Friday, October 13, 2017

Matthew Kraig Kelly's "The Crime of Nationalism"

Matthew Kraig Kelly is a historian of the modern Middle East. He has served as a visiting professor at Occidental College and the University of California, Los Angeles, and his work has been published in the Journal of Palestine Studies, Middle East Critique, and other academic journals.

Here Kelly dreamcasts an adaptation of his new book, The Crime of Nationalism: Britain, Palestine, and Nation-Building on the Fringe of Empire:
My book concerns the Palestinian Great Revolt of 1936-39, which was an Arab uprising against British policy in Palestine. By 1936, the British had been facilitating open ended Jewish immigration into Palestine for about two decades, with the stated intent of establishing a “Jewish National Home.” The Arabs had resisted this plan to no avail. This led to frustration, and finally to rebellion.
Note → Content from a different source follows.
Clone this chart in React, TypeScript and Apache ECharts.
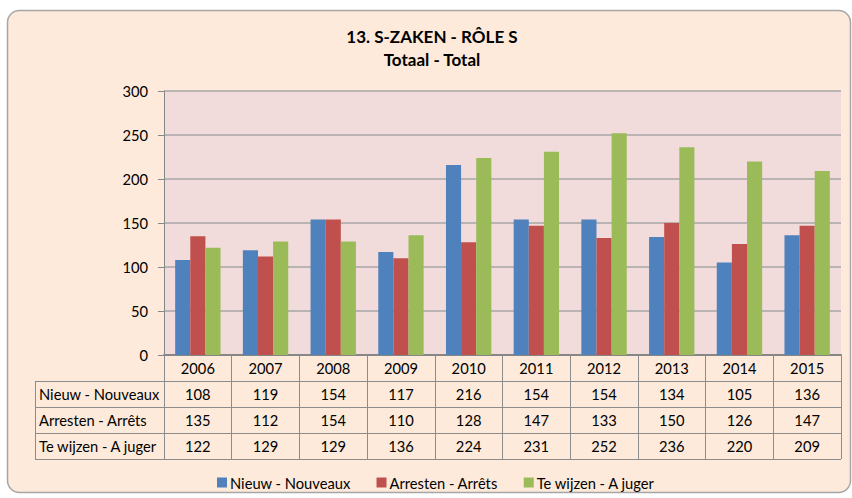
import React, { useEffect, useRef } from "react";
import * as echarts from "echarts";

const years = ["2006", "2007", "2008", "2009", "2010", "2011", "2012", "2013", "2014", "2015"];
const nieuw = [108, 119, 154, 117, 216, 154, 154, 134, 105, 136];
const arresten = [135, 112, 154, 110, 128, 147, 133, 150, 126, 147];
const teWijzen = [122, 129, 129, 136, 224, 231, 252, 236, 220, 209];
const seriesNames = ["Nieuw - Nouveaux", "Arresten - Arrêts", "Te wijzen - A juger"];
const seriesColors = ["#4F81BD", "#C0504D", "#9BBB59"];
const titleLines = ["13. S-ZAKEN - RÔLE S", "Totaal - Total"];

const FONT = "Lato, 'Open Sans', sans-serif";
const FS = 14.7;

export default function App() {
  const ref = useRef<HTMLDivElement>(null);
  useEffect(() => {
    const chart = echarts.init(ref.current!, null, { renderer: "svg" });
    const seriesData = [nieuw, arresten, teWijzen];
    const gridLeft = 164, gridTop = 91, gridRight = 841, gridBottom = 355;
    const rowH = 26;
    const tableLeft = 35;
    const lineColor = "#8C8C8C";
    const graphics: any[] = [
      {
        type: "rect",
        z: -10,
        shape: { x: 7.5, y: 10.5, width: 843, height: 482, r: 12 },
        style: { fill: "#FDEADA", stroke: "#A6A6A6", lineWidth: 1.5 },
      },
    ];
    for (let r = 1; r <= 4; r++) {
      const y = gridBottom + r * rowH + 0.5;
      graphics.push({
        type: "line",
        z: 10,
        shape: { x1: tableLeft, y1: y, x2: gridRight, y2: y },
        style: { stroke: lineColor, lineWidth: 1 },
      });
    }
    graphics.push({
      type: "line",
      z: 10,
      shape: { x1: tableLeft + 0.5, y1: gridBottom + rowH, x2: tableLeft + 0.5, y2: gridBottom + 4 * rowH },
      style: { stroke: lineColor, lineWidth: 1 },
    });
    seriesNames.forEach((n, i) => {
      graphics.push({
        type: "text",
        z: 10,
        x: tableLeft + 4,
        y: gridBottom + rowH * (i + 1) + rowH / 2,
        style: { text: n, fontFamily: FONT, fontSize: FS, fill: "#000", verticalAlign: "middle", align: "left" },
      });
    });
    titleLines.forEach((t, i) => {
      graphics.push({
        type: "text",
        z: 10,
        x: 432,
        y: 36 + i * 23,
        style: { text: t, fontFamily: FONT, fontSize: 17, fontWeight: "bold", fill: "#000", align: "center", verticalAlign: "middle" },
      });
    });

    chart.setOption({
      animation: false,
      backgroundColor: "#FFFFFF",
      textStyle: { fontFamily: FONT },
      grid: {
        left: gridLeft,
        top: gridTop,
        right: 852 - gridRight,
        bottom: 498 - gridBottom,
        show: true,
        backgroundColor: "#F2DCDB",
        borderWidth: 0,
      },
      legend: {
        left: 212,
        top: 470,
        icon: "rect",
        itemWidth: 10,
        itemHeight: 10,
        itemGap: 26,
        textStyle: { fontFamily: FONT, fontSize: FS, color: "#000", padding: [0, 0, 0, -2] },
        data: seriesNames,
      },
      xAxis: {
        type: "category",
        data: years,
        axisLine: { show: true, lineStyle: { color: "#868686", width: 2 } },
        axisTick: { show: true, length: rowH * 4, lineStyle: { color: lineColor, width: 1 } },
        axisLabel: {
          margin: 0,
          interval: 0,
          formatter: (v: string, idx: number) =>
            `{y|${v}}\n{v|${nieuw[idx]}}\n{v|${arresten[idx]}}\n{v|${teWijzen[idx]}}`,
          rich: {
            y: { fontFamily: FONT, fontSize: FS, lineHeight: rowH, color: "#000" },
            v: { fontFamily: FONT, fontSize: FS, lineHeight: rowH, color: "#000" },
          },
        },
      },
      yAxis: {
        type: "value",
        min: 0,
        max: 300,
        interval: 50,
        axisLine: { show: true, lineStyle: { color: "#868686", width: 1 } },
        axisTick: { show: true, length: 6, lineStyle: { color: "#868686" } },
        axisLabel: { fontFamily: FONT, fontSize: FS, color: "#000", margin: 16 },
        splitLine: { show: true, lineStyle: { color: "#A6A6A6", width: 1.5 } },
      },
      series: seriesData.map((d, i) => ({
        name: seriesNames[i],
        type: "bar",
        data: d,
        barGap: "0%",
        barCategoryGap: "33%",
        itemStyle: { color: seriesColors[i] },
      })),
      graphic: graphics,
    });
    return () => chart.dispose();
  }, []);
  return (
    <div
      ref={ref}
      style={{ position: "fixed", left: 0, top: 0, width: 852, height: 498 }}
    />
  );
}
My telling of this story does not feature a protagonist or "lead" per se. For the film, we might therefore toggle between three different perspectives -- British, Palestinian, and Zionist -- attempting to render each as sympathetically as possible. And we might select three personalities as the anchors for each of these perspectives.

For the British, a good character would be Arthur Wauchope, the high commissioner for Palestine in 1936. Wauchope had been appointed high commissioner in 1931, at the age of 57. An enthusiastic civilian administrator, he had spent most of his adult life in the military, where he had proven himself a physically courageous man. His experience in the Middle East dated back to the First World War, when he commanded a British brigade in Iraq and was wounded in battle. There is little doubt that he regarded the British presence and mission in Palestine as appropriate, and yet he struggled to find the appropriate strategy for dealing with the Arab rebellion. He resorted to violent repression, but did so ambivalently, aware that doing so risked alienating Palestine's Arabs and thus exacerbating the rebellion. I believe that Ewan McGregor would do an excellent job of bringing Wauchope's inner struggle to the screen.

For the Palestinians, a good character would be `Abd al-Rahim al-Hajj Muhammad, who would become the most respected rebel commander in the course of the revolt. Abu Kamal, as he was also known, was a grain merchant from Tulkarm. He fought in the Turkish army in the First World War, and took up arms against the British in 1936. As my book demonstrates, the British authorities tended to regard the rebels as mere thugs, but they made an exception for Abu Kamal, whom they knew to be a man of unimpeachable character. Abu Kamal was a compelling figure: fearless, intelligent, and morally scrupulous. In this sense, he was an exemplar of the national quality of the Arab rebellion, which both the British and the Zionists were determined to deny. When the British tracked him down and killed him in March 1939, at Sanur (in Samaria), it dealt a mortal blow to the rebellion. Adding to the drama of this event, Abu Kamal had just received formal recognition as leader of the rebellion from the Central War Committee in Damascus, which had previously withheld such recognition on account of his unwillingness to follow instructions he regarded as foolish or immoral. I believe Saleh Bakri would be an excellent choice for this role.

For the Zionists, a good – and perhaps obvious -- character would be David Ben Gurion. Ben Gurion was the chair of the executives of both the Jewish Agency and the World Zionist Organization, and a towering figure in the Zionist milieu. He would eventually become the first prime minister of Israel. As a character, he would be a good choice because of his sophistication. Ben Gurion was politically shrewd and an excellent strategist. He also had a good deal of sympathy for his Palestinian opponents, including many of the rebels. By the time this movie is actually made, Joaquin Phoenix won’t be that far from the age Ben Gurion was in 1936 (50), so I’d like to cast him in the role.